Yulianis identified the Golkar Party’s Azis Syamsuddin, from House Commission III on legal affairs, as being the point man for a construction project at the Attorney General’s Office.

She also said the brokers on Commission VIII, which oversees religious affairs, were Zulkarnaen Djabar from Golkar, Abdul Kadir Karding from the National Awakening Party (PKB) and the PDI-P’s Said Abdullah and Olly Dondokambey.

“For Health Ministry projects [overseen by Commission IX], it’s a politician from the PKS [Prosperous Justice Party], but I forget his name,” Yulianis said.

Koster has repeatedly denied any wrongdoing. The KPK has imposed a travel ban on him but has not yet charged him with any crime.

Zulkarnaen, meanwhile, confessed earlier this year to rigging a project to procure Korans for the Religious Affairs Ministry. The Rp 20 billion project was won by a company at which his son is a director.

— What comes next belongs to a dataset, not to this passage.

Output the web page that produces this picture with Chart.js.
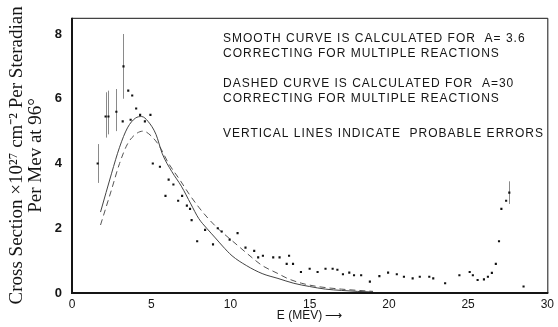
<!DOCTYPE html>
<html>
<head>
<meta charset="utf-8">
<script src="https://cdn.jsdelivr.net/npm/chart.js@4"></script>
<style>
  html, body { margin: 0; background: #fff; }
  #wrap { width: 558px; height: 327px; }
</style>
</head>
<body>
<div id="wrap"><canvas id="chart"></canvas></div>
<script>
// measured points (E in MeV, cross section)
const energy = [1.62, 2.12, 2.3, 2.8, 3.2, 3.25, 3.55, 3.7, 3.8, 4.05, 4.3, 4.6, 4.95, 5.1, 5.55, 5.9, 6.1, 6.4, 6.7, 6.95,
  7.25, 7.45, 7.55, 7.9, 8.4, 8.9, 9.2, 9.45, 9.95, 10.45, 10.95, 11.5, 11.75, 12.05, 12.7, 13.1, 13.55, 13.7, 13.95, 14.45,
  15.0, 15.5, 16.0, 16.45, 16.75, 17.1, 17.5, 17.8, 18.25, 18.8, 19.4, 19.95, 20.5, 20.95, 21.5, 21.95, 22.55, 22.8, 23.55, 24.45,
  25.1, 25.3, 25.6, 26.0, 26.25, 26.5, 26.75, 26.95, 27.1, 27.4, 27.6, 28.5];
const sigma = [4.0, 5.45, 5.45, 5.6, 5.3, 7.0, 6.25, 5.35, 6.1, 5.7, 5.5, 5.3, 5.5, 4.0, 3.9, 3.0, 3.5, 3.35, 2.85, 3.0,
  2.7, 2.6, 2.25, 1.6, 1.95, 1.5, 2.0, 1.9, 1.65, 1.85, 1.4, 1.3, 1.1, 1.15, 1.1, 1.1, 0.9, 1.15, 0.9, 0.65,
  0.75, 0.65, 0.75, 0.75, 0.72, 0.58, 0.63, 0.55, 0.55, 0.35, 0.52, 0.63, 0.58, 0.5, 0.45, 0.5, 0.5, 0.45, 0.3, 0.55,
  0.65, 0.55, 0.4, 0.42, 0.5, 0.62, 0.9, 1.6, 2.6, 2.85, 3.1, 0.2];

// probable errors (vertical lines)
const errE = [1.62, 2.12, 2.3, 2.8, 3.25, 27.6];
const errLow = [3.4, 4.8, 4.9, 5.0, 6.0, 2.75];
const errHigh = [4.6, 6.2, 6.25, 6.3, 8.0, 3.45];

// smooth curve, A = 3.6
const smoothE = [1.8, 2.5, 3.0, 3.5, 4.0, 4.4, 4.8, 5.3, 5.7, 6.3, 6.9, 7.5, 8.0, 8.5, 9.05, 9.5, 10.1, 11, 12, 13, 14, 15, 16, 17, 18, 19];
const smoothS = [2.5, 3.7, 4.5, 5.1, 5.4, 5.45, 5.3, 4.9, 4.3, 3.75, 3.3, 2.75, 2.3, 2.0, 1.7, 1.45, 1.15, 0.85, 0.6, 0.45, 0.3, 0.2, 0.12, 0.08, 0.05, 0.03];

// dashed curve, A = 30
const dashedE = [1.8, 2.5, 3.0, 3.5, 4.0, 4.5, 5.0, 5.5, 6.1, 6.8, 7.4, 8.0, 8.6, 9.3, 9.9, 10.5, 11.1, 12.0, 13.0, 13.6, 14.5, 15.5, 17, 19];
const dashedS = [2.1, 3.2, 4.0, 4.6, 4.9, 5.0, 4.85, 4.55, 4.0, 3.5, 3.05, 2.65, 2.3, 1.95, 1.7, 1.45, 1.2, 0.85, 0.6, 0.45, 0.3, 0.2, 0.12, 0.05];

const xTicks = [0, 5, 10, 15, 20, 25, 30];
const yTicks = [0, 2, 4, 6, 8];

const notes = [
  'SMOOTH CURVE IS CALCULATED FOR  A= 3.6',
  'CORRECTING FOR MULTIPLE REACTIONS',
  'DASHED CURVE IS CALCULATED FOR  A=30',
  'CORRECTING FOR MULTIPLE REACTIONS',
  'VERTICAL LINES INDICATE  PROBABLE ERRORS'
];

const ink = '#151515';
const toXY = (xs, ys) => xs.map((x, i) => ({ x: x, y: ys[i] }));

// frame, error bars and the notes
const extras = {
  id: 'extras',
  beforeDatasetsDraw(chart) {
    const { ctx, scales } = chart;
    ctx.save();
    ctx.strokeStyle = '#8a8a8a';
    ctx.lineWidth = 1;
    errE.forEach((e, i) => {
      const x = Math.round(scales.x.getPixelForValue(e)) + 0.5;
      ctx.beginPath();
      ctx.moveTo(x, scales.y.getPixelForValue(errLow[i]));
      ctx.lineTo(x, scales.y.getPixelForValue(errHigh[i]));
      ctx.stroke();
    });
    ctx.restore();
  },
  afterDraw(chart) {
    const { ctx, chartArea: a } = chart;
    ctx.save();
    ctx.strokeStyle = ink;
    ctx.lineWidth = 1;
    ctx.beginPath();
    ctx.moveTo(a.left, a.top + 0.5);
    ctx.lineTo(a.right + 0.5, a.top + 0.5);
    ctx.lineTo(a.right + 0.5, a.bottom);
    ctx.stroke();
    ctx.lineWidth = 2;
    ctx.beginPath();
    ctx.moveTo(a.left, a.top);
    ctx.lineTo(a.left, a.bottom);
    ctx.lineTo(a.right + 1, a.bottom);
    ctx.stroke();

    ctx.fillStyle = ink;
    ctx.font = '12px "Liberation Sans", Arial, sans-serif';
    ctx.textBaseline = 'middle';
    ctx.letterSpacing = '1px';
    const offs = [21, 36, 66, 81, 116];
    notes.forEach((t, i) => ctx.fillText(t, a.left + 151, a.top + offs[i]));
    ctx.restore();
  }
};

new Chart(document.getElementById('chart'), {
  type: 'scatter',
  data: {
    datasets: [
      {
        label: 'Measured',
        data: toXY(energy, sigma),
        pointStyle: 'rect',
        pointRadius: 1.5,
        backgroundColor: '#111',
        borderWidth: 0
      },
      {
        label: 'A = 3.6',
        data: toXY(smoothE, smoothS),
        showLine: true,
        pointRadius: 0,
        borderColor: '#444',
        borderWidth: 1,
        cubicInterpolationMode: 'monotone'
      },
      {
        label: 'A = 30',
        data: toXY(dashedE, dashedS),
        showLine: true,
        pointRadius: 0,
        borderColor: '#555',
        borderWidth: 1,
        borderDash: [6, 4],
        cubicInterpolationMode: 'monotone'
      }
    ]
  },
  options: {
    responsive: true,
    maintainAspectRatio: false,
    animation: false,
    layout: { padding: { top: 13, right: 7, left: 0, bottom: 0 } },
    plugins: { legend: { display: false }, tooltip: { enabled: false } },
    scales: {
      x: {
        type: 'linear',
        min: 0,
        max: 30,
        afterBuildTicks: s => { s.ticks = xTicks.map(v => ({ value: v })); },
        afterFit: s => { s.height = 34; },
        grid: { display: false, drawTicks: false },
        border: { display: false },
        ticks: { color: ink, padding: 4, font: { family: '"Liberation Sans", Arial, sans-serif', size: 12 } },
        title: {
          display: true,
          text: 'E (MEV) \u27F6',
          color: ink,
          padding: { top: 0, bottom: 4 },
          font: { family: '"Liberation Sans", Arial, sans-serif', size: 12 }
        }
      },
      y: {
        type: 'linear',
        min: 0,
        max: 8.5,
        afterBuildTicks: s => { s.ticks = yTicks.map(v => ({ value: v })); },
        afterFit: s => { s.width = 72; },
        grid: { display: false, drawTicks: false },
        border: { display: false },
        ticks: { color: ink, padding: 10, font: { family: '"Liberation Sans", Arial, sans-serif', size: 13, weight: 'bold' } },
        title: {
          display: true,
          text: ['Cross Section \u00D710\u00B2\u2077 cm\u207B\u00B2 Per Steradian', 'Per Mev at 96\u00B0'],
          color: ink,
          padding: { top: 8, bottom: 0 },
          font: { family: '"Liberation Serif", "Times New Roman", serif', size: 19, lineHeight: 1.0 }
        }
      }
    }
  },
  plugins: [extras]
});
</script>
</body>
</html>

Both father and son have been named suspects in the case.

Azis and Karding have denied the allegations against them, with Azis also at the forefront of House efforts to pass legislation curtailing the powers of the KPK.

Olly, a deputy chairman of the House Budget Committee, which has long been rocked by graft allegations of its own, has not commented on the allegations made by Yulianis.

Hunger strike

In a related case, Neneng Sri Wahyuni, Nazaruddin’s wife, has threatened to stage a hunger strike unless she is transferred from the KPK’s detention center to the Pondok Bambu Women’s Penitentiary in East Jakarta.

Neneng, who is charged in another bid-rigging case involving a Permai Group company, said she wanted to move in order to be able to receive visits from her three children, according to her lawyer, Elza Syarief.

“Neneng said she would stop eating for 20 days and die here,” the lawyer said on Wednesday. “She feels she is being discriminated against.”

Elza pointed out that at the KPK’s detention center, visitors were only allowed on Mondays and Thursdays, but Neneng’s children were in school and thus unable to see their mother.

She said the KPK had no grounds to reject Neneng’s request for a transfer, arguing that a request on identical grounds by Angelina had been granted.

“They both have children, so what’s the difference?” Elza said.

Neneng has been implicated in a solar power equipment procurement project handled by Anugerah Nusantara, one of Nazaruddin’s shell companies.

The Rp 8 billion contract from the Manpower and Transmigration Ministry was originally awarded in 2008 to a company owned by Anas, Alfindo Nuratama Perkasa, which then handed it over to Nazaruddin’s company.

The KPK alleges that the project resulted in Rp 2.8 billion in state losses, but Neneng insists she had nothing to do with it, claiming her job at the company was limited to purchasing stationery.